In the case of trying to do a nationwide rule, you know you can get all the political closure you want to finally end the debate. You can have the president of the United States stand on the side of a ridge in southern Virginia and announce the outcome, but as the courts have told us, it’s hard to do justice to all the technical detail that is required to make the decision sound from the standpoint of a reviewing judge.
On the other hand, if you deal with this on a forest-by-forest basis, you can—by virtue of the fact that you have a lot less data to deal with—deal with it more intelligently.
The problem is that you can’t really get political closure to the decision because the decision is going to be made by a GS-14 or a GS-15 career civil servant and everybody knows that you can take the debate on up the food chain to see if you can get a better result. So you don’t get any real closure to the issue, both because of where it’s made and also because you don’t engage national interests to the same degree that you do in a national debate.
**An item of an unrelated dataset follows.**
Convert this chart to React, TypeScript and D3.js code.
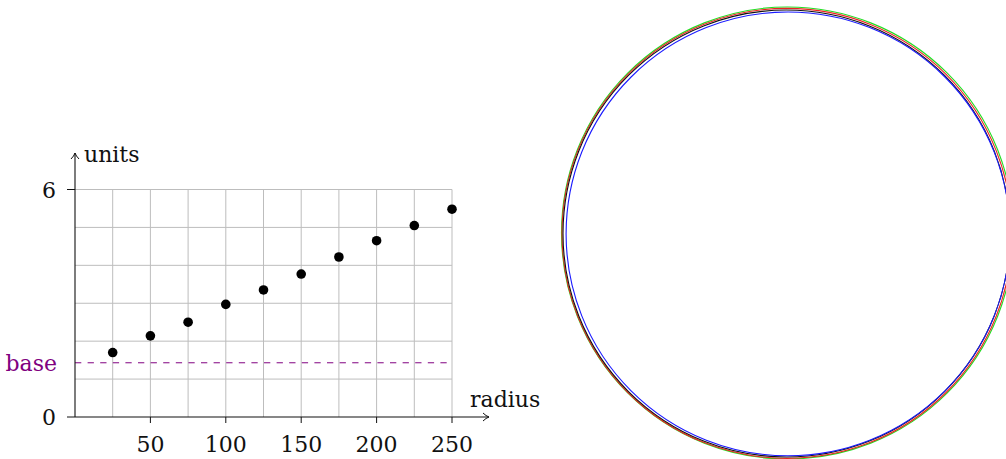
import React, { useEffect, useRef } from 'react';
import * as d3 from 'd3';

// left panel: measured points
const radii = [25, 50, 75, 100, 125, 150, 175, 200, 225, 250];
const units = [1.7, 2.14, 2.5, 2.97, 3.35, 3.77, 4.22, 4.65, 5.05, 5.48];
const xTicks = [50, 100, 150, 200, 250];
const yTicks = [0, 6];
const baseValue = 1.43;

// right panel: overlapping circles (page units)
const circleNames = ['green', 'red', 'black', 'blue'];
const circleCx = [787.5, 787, 786.5, 788];
const circleCy = [233, 233.4, 233.5, 233.9];
const circleR = [226, 225, 223.5, 221.9];
const circleColors = ['#22dd22', '#ee2222', '#111111', '#1a1aff'];

const W = 1006;
const H = 459;
const FONT = '"DejaVu Serif", serif';
const FS = 22;

const App = () => {
  const ref = useRef<SVGSVGElement>(null);

  useEffect(() => {
    const svg = d3.select(ref.current);
    svg.selectAll('*').remove();

    const x = d3.scaleLinear().domain([0, 250]).range([75, 452]);
    const y = d3.scaleLinear().domain([0, 6]).range([417, 189.5]);

    const g = svg.append('g');

    // grid
    const gridX = d3.range(25, 251, 25);
    const gridY = d3.range(1, 7, 1);
    g.selectAll('.gx')
      .data(gridX)
      .enter()
      .append('line')
      .attr('x1', d => x(d))
      .attr('x2', d => x(d))
      .attr('y1', y(0))
      .attr('y2', y(6))
      .attr('stroke', '#bdbdbd')
      .attr('stroke-width', 1);
    g.selectAll('.gy')
      .data(gridY)
      .enter()
      .append('line')
      .attr('x1', x(0))
      .attr('x2', x(250))
      .attr('y1', d => y(d))
      .attr('y2', d => y(d))
      .attr('stroke', '#bdbdbd')
      .attr('stroke-width', 1);

    // base line
    g.append('line')
      .attr('x1', x(0))
      .attr('x2', x(250))
      .attr('y1', y(baseValue))
      .attr('y2', y(baseValue))
      .attr('stroke', '#800080')
      .attr('stroke-width', 1)
      .attr('stroke-dasharray', '6.3,6.3');
    g.append('text')
      .attr('x', 57)
      .attr('y', y(baseValue) + 8)
      .attr('text-anchor', 'end')
      .attr('fill', '#800080')
      .attr('font-family', FONT)
      .attr('font-size', FS)
      .text('base');

    // axes with arrows
    const axisColor = '#111';
    g.append('line')
      .attr('x1', x(0))
      .attr('x2', 489)
      .attr('y1', y(0))
      .attr('y2', y(0))
      .attr('stroke', axisColor)
      .attr('stroke-width', 1.1);
    g.append('path')
      .attr('d', `M${483},${y(0) - 4} Q${486},${y(0) - 1} ${489},${y(0)} Q${486},${y(0) + 1} ${483},${y(0) + 4}`)
      .attr('fill', 'none')
      .attr('stroke', axisColor)
      .attr('stroke-width', 1);
    g.append('line')
      .attr('x1', x(0))
      .attr('x2', x(0))
      .attr('y1', y(0))
      .attr('y2', 153)
      .attr('stroke', axisColor)
      .attr('stroke-width', 1.1);
    g.append('path')
      .attr('d', `M${x(0) - 4},${159} Q${x(0) - 1},${156} ${x(0)},${153} Q${x(0) + 1},${156} ${x(0) + 4},${159}`)
      .attr('fill', 'none')
      .attr('stroke', axisColor)
      .attr('stroke-width', 1);

    // ticks
    g.selectAll('.xt')
      .data(xTicks)
      .enter()
      .append('line')
      .attr('x1', d => x(d))
      .attr('x2', d => x(d))
      .attr('y1', y(0))
      .attr('y2', y(0) + 6)
      .attr('stroke', axisColor)
      .attr('stroke-width', 1);
    g.selectAll('.xl')
      .data(xTicks)
      .enter()
      .append('text')
      .attr('x', d => x(d))
      .attr('y', 451.5)
      .attr('text-anchor', 'middle')
      .attr('font-family', FONT)
      .attr('font-size', FS)
      .attr('fill', '#111')
      .text(d => d);
    g.selectAll('.yt')
      .data(yTicks)
      .enter()
      .append('line')
      .attr('x1', x(0) - 8)
      .attr('x2', x(0))
      .attr('y1', d => y(d))
      .attr('y2', d => y(d))
      .attr('stroke', axisColor)
      .attr('stroke-width', 1);
    g.selectAll('.yl')
      .data(yTicks)
      .enter()
      .append('text')
      .attr('x', 56)
      .attr('y', d => y(d) + 8)
      .attr('text-anchor', 'end')
      .attr('font-family', FONT)
      .attr('font-size', FS)
      .attr('fill', '#111')
      .text(d => d);

    g.append('text')
      .attr('x', 84)
      .attr('y', 162)
      .attr('font-family', FONT)
      .attr('font-size', FS)
      .attr('fill', '#111')
      .text('units');
    g.append('text')
      .attr('x', 470)
      .attr('y', 406.5)
      .attr('font-family', FONT)
      .attr('font-size', FS)
      .attr('fill', '#111')
      .text('radius');

    // points
    g.selectAll('.pt')
      .data(radii)
      .enter()
      .append('circle')
      .attr('cx', d => x(d))
      .attr('cy', (d, i) => y(units[i]))
      .attr('r', 4.8)
      .attr('fill', '#000');

    // right panel circles
    const p = d3.scaleLinear().domain([0, W]).range([0, W]);
    svg
      .append('g')
      .selectAll('circle')
      .data(circleNames)
      .enter()
      .append('circle')
      .attr('cx', (d, i) => p(circleCx[i]))
      .attr('cy', (d, i) => p(circleCy[i]))
      .attr('r', (d, i) => p(circleR[i]) - p(0))
      .attr('fill', 'none')
      .attr('stroke', (d, i) => circleColors[i])
      .attr('stroke-width', 1.1);
  }, []);

  return (
    <svg
      ref={ref}
      width={W}
      height={H}
      style={{ position: 'absolute', left: 0, top: 0, background: '#fff' }}
    />
  );
};

export default App;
So we thought if we tried to find a middle road or a third path by working on a state-by-state basis, we could, on the one hand, reduce the size of the decision down to a manageable level, and on the other hand engage for the purposes of bringing better political closure to this, the one person who’s arguably elected to represent all the citizens of the state and that’s the governor, and that in a partnership with the governor we could get the right balance.